Following Forest Group, the Courts have experienced an explosion of new cases being filed alleging false patent marking under § 292. Congress enacted § 292 as a qui tam statute in order to encourage private citizens to police against false marking. Prior to Forest Group, courts limited fines to a single fine per continuous act of false marketing. Following Forest Group, courts may now fashion a penalty based on each article that was improperly marked.

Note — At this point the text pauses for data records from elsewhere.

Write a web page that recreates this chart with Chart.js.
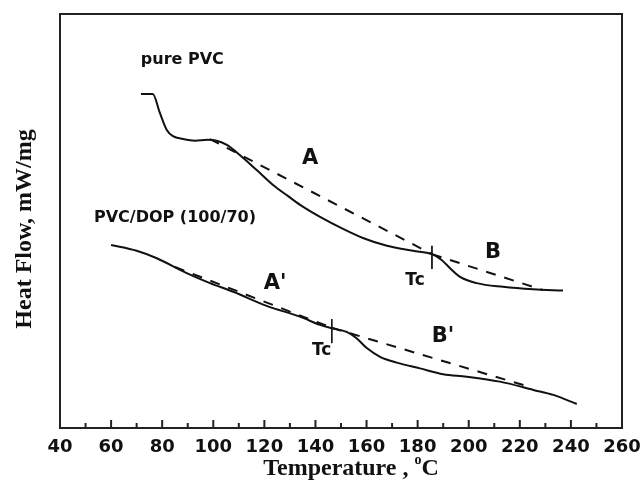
<!DOCTYPE html>
<html>
<head>
<meta charset="utf-8">
<script src="https://cdn.jsdelivr.net/npm/chart.js@4"></script>
<style>
  html, body { margin: 0; padding: 0; background: #fff; }
  canvas { display: block; }
</style>
</head>
<body>
<canvas id="myChart" width="640" height="489"></canvas>
<script>
// DSC curves, temperature in °C, heat flow in arbitrary units
const pvcTemp = [71.7, 76.3, 79.1, 81.8, 84.2, 88.2, 92.8, 97.9, 101.3, 105.3, 110.5, 117.0, 123.4, 129.3, 134.0, 141.8, 150.8, 158.6, 168.0, 178.2, 185.6, 189.4, 192.7, 196.6, 203.1, 213.4, 225.2, 236.9];
const pvcFlow = [80.7, 80.7, 76.1, 72.0, 70.5, 69.8, 69.4, 69.6, 69.4, 68.4, 65.9, 62.3, 58.7, 56.0, 53.9, 51.0, 48.1, 45.9, 44.0, 42.8, 42.0, 40.6, 38.6, 36.5, 35.0, 34.1, 33.5, 33.2];

const dopTemp = [60.0, 70.0, 77.9, 89.6, 98.7, 107.8, 120.9, 133.9, 141.8, 146.4, 152.2, 156.1, 160.1, 165.3, 171.8, 180.9, 190.0, 199.2, 212.2, 225.3, 233.1, 242.3];
const dopFlow = [44.2, 42.8, 41.0, 37.4, 35.0, 32.9, 29.5, 26.9, 24.9, 24.1, 23.2, 21.7, 19.3, 17.2, 15.8, 14.4, 13.0, 12.4, 11.2, 9.2, 8.0, 5.8];

// dashed baselines A, B, A', B'
const baseATemp = [98.7, 185.6];
const baseAFlow = [69.8, 42.0];
const baseBTemp = [185.6, 229.1];
const baseBFlow = [42.0, 33.3];
const baseA2Temp = [85.0, 146.4];
const baseA2Flow = [38.9, 24.2];
const baseB2Temp = [146.4, 224.0];
const baseB2Flow = [24.2, 9.9];

// Tc markers
const tcTemp = [185.6, 146.4];
const tcTop = [44.0, 26.3];
const tcBottom = [38.4, 20.5];

// text labels placed in data coordinates
const noteText = ['pure PVC', 'PVC/DOP (100/70)', 'A', 'B', "A'", "B'", 'Tc', 'Tc'];
const noteX = [87.9, 85.0, 137.9, 209.5, 124.2, 189.9, 179.0, 142.4];
const noteY = [88.9, 50.7, 65.2, 42.3, 35.0, 22.0, 35.5, 18.8];
const noteSize = [16, 16, 21, 21, 21, 21, 17, 17];

const xTicks = [40, 60, 80, 100, 120, 140, 160, 180, 200, 220, 240, 260];

const sans = '"DejaVu Sans", Verdana, sans-serif';
const serif = '"Liberation Serif", "Times New Roman", serif';

const toPoints = (xs, ys) => xs.map((v, i) => ({ x: v, y: ys[i] }));

const solid = (xs, ys) => ({
  data: toPoints(xs, ys),
  borderColor: '#111',
  borderWidth: 2,
  pointRadius: 0,
  cubicInterpolationMode: 'monotone',
  fill: false
});
const dashed = (xs, ys) => ({
  data: toPoints(xs, ys),
  borderColor: '#111',
  borderWidth: 2,
  borderDash: [10, 9],
  pointRadius: 0,
  tension: 0,
  fill: false
});
const thin = (i) => ({
  data: [{ x: tcTemp[i], y: tcTop[i] }, { x: tcTemp[i], y: tcBottom[i] }],
  borderColor: '#111',
  borderWidth: 1,
  pointRadius: 0,
  fill: false
});

const framePlugin = {
  id: 'frame',
  afterDraw(chart) {
    const { ctx, chartArea: a, scales: { x, y } } = chart;
    ctx.save();
    ctx.strokeStyle = '#222';
    ctx.lineWidth = 2;
    ctx.strokeRect(a.left, a.top, a.right - a.left, a.bottom - a.top);

    // ticks pointing into the plot
    for (let v = xTicks[0]; v <= xTicks[xTicks.length - 1]; v += 10) {
      const px = x.getPixelForValue(v);
      const len = xTicks.includes(v) ? 8 : 5;
      ctx.beginPath();
      ctx.moveTo(px, a.bottom);
      ctx.lineTo(px, a.bottom - len);
      ctx.stroke();
    }

    ctx.fillStyle = '#111';
    ctx.textAlign = 'center';
    ctx.textBaseline = 'middle';
    noteText.forEach((t, i) => {
      ctx.font = 'bold ' + noteSize[i] + 'px ' + sans;
      ctx.fillText(t, x.getPixelForValue(noteX[i]), y.getPixelForValue(noteY[i]));
    });

    // axis titles
    ctx.font = 'bold 24px ' + serif;
    ctx.save();
    ctx.translate(25, 229);
    ctx.rotate(-Math.PI / 2);
    ctx.fillText('Heat Flow, mW/mg', 0, 0);
    ctx.restore();

    const part1 = 'Temperature , ';
    const part3 = 'C';
    const w1 = ctx.measureText(part1).width;
    const w3 = ctx.measureText(part3).width;
    ctx.font = 'bold 14px ' + serif;
    const w2 = ctx.measureText('o').width;
    const total = w1 + w2 + w3;
    const sx = (a.left + a.right) / 2 + 10 - total / 2;
    const ty = 469;
    ctx.textAlign = 'left';
    ctx.font = 'bold 24px ' + serif;
    ctx.fillText(part1, sx, ty);
    ctx.font = 'bold 14px ' + serif;
    ctx.fillText('o', sx + w1, ty - 9);
    ctx.font = 'bold 24px ' + serif;
    ctx.fillText(part3, sx + w1 + w2, ty);
    ctx.restore();
  }
};

const ctx = document.getElementById('myChart').getContext('2d');
const myChart = new Chart(ctx, {
  type: 'line',
  data: {
    datasets: [
      solid(pvcTemp, pvcFlow),
      solid(dopTemp, dopFlow),
      dashed(baseATemp, baseAFlow),
      dashed(baseBTemp, baseBFlow),
      dashed(baseA2Temp, baseA2Flow),
      dashed(baseB2Temp, baseB2Flow),
      thin(0),
      thin(1)
    ]
  },
  options: {
    responsive: false,
    animation: false,
    layout: { padding: { left: 60, top: 14, right: 18, bottom: 0 } },
    plugins: {
      legend: { display: false },
      tooltip: { enabled: false }
    },
    scales: {
      x: {
        type: 'linear',
        min: 40,
        max: 260,
        afterBuildTicks: (scale) => { scale.ticks = xTicks.map(v => ({ value: v })); },
        afterFit: (scale) => {
          scale.height = 61;
          scale.paddingLeft = 0;
          scale.paddingRight = 0;
        },
        grid: { display: false, drawTicks: false },
        border: { display: false },
        ticks: {
          autoSkip: false,
          maxRotation: 0,
          padding: 9,
          color: '#111',
          font: { family: sans, size: 18, weight: 'bold' }
        }
      },
      y: {
        display: false,
        min: 0,
        max: 100
      }
    }
  },
  plugins: [framePlugin]
});
</script>
</body>
</html>
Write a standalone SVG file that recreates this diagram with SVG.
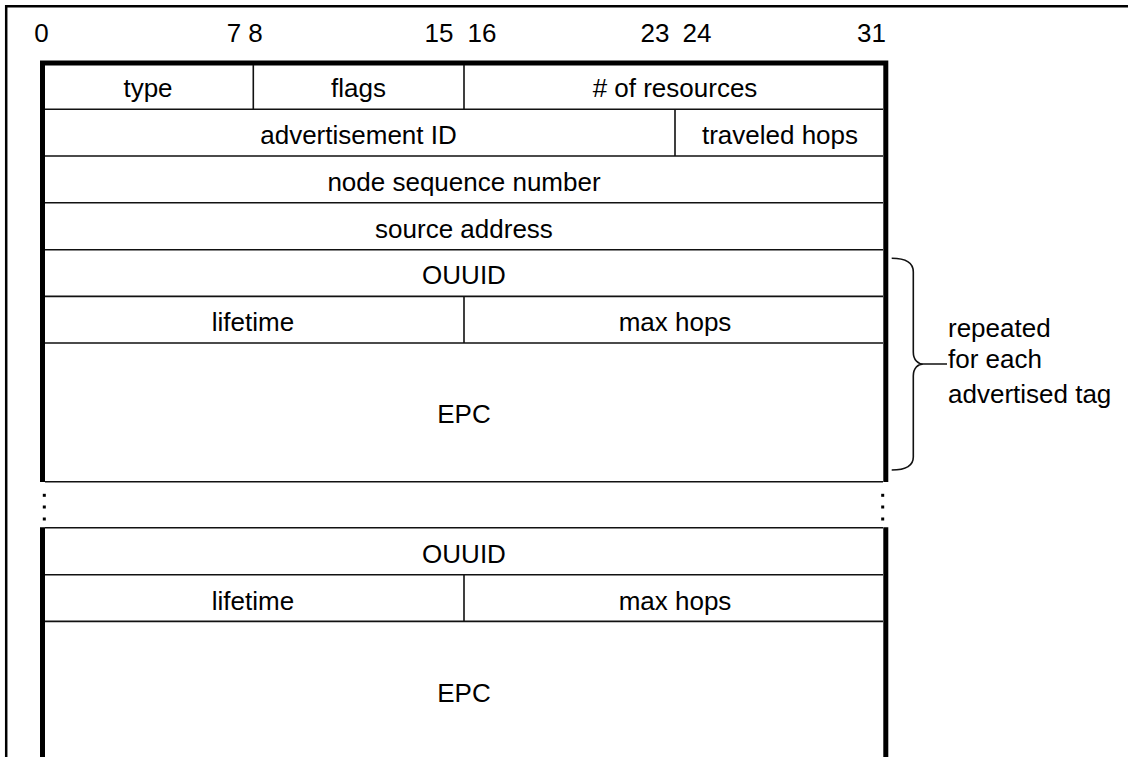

While the court has made false marking cases seemingly more lucrative, companies facing these claims still have formidable defenses to help fend off false marking allegations. To prevail on a false marking claim, a plaintiff must establish that the defendant marked a patent number on an unpatented article with the intent to deceive the public into believing an article is protected by a patent when, in actuality, it is not. An “unpatented article” can be an article that has no patent or one for which the patent has expired. The intent requirement precludes claims against manufacturers for honest mistakes. A plaintiff must prove that the accused party knew that its product was falsely marked. An inference of intent may be found where the plaintiff has proved by a preponderance of the evidence that the defendant did not have an honest good faith belief in marking its products. However, the presumption of intent can be rebutted by showing actual evidence that the defendant had acted in good faith when it had marked its products. In cases involving an expired patent the presumption of intent is weakened, which allows a defendant to rebut the presumption with an even lesser showing of good faith. Thus, while Forest Group Inc. has opened the door to a wave of new lawsuits under § 292, companies facing these law suits can defend themselves successfully where patent markings were made inadvertently and without any intent to deceive the public.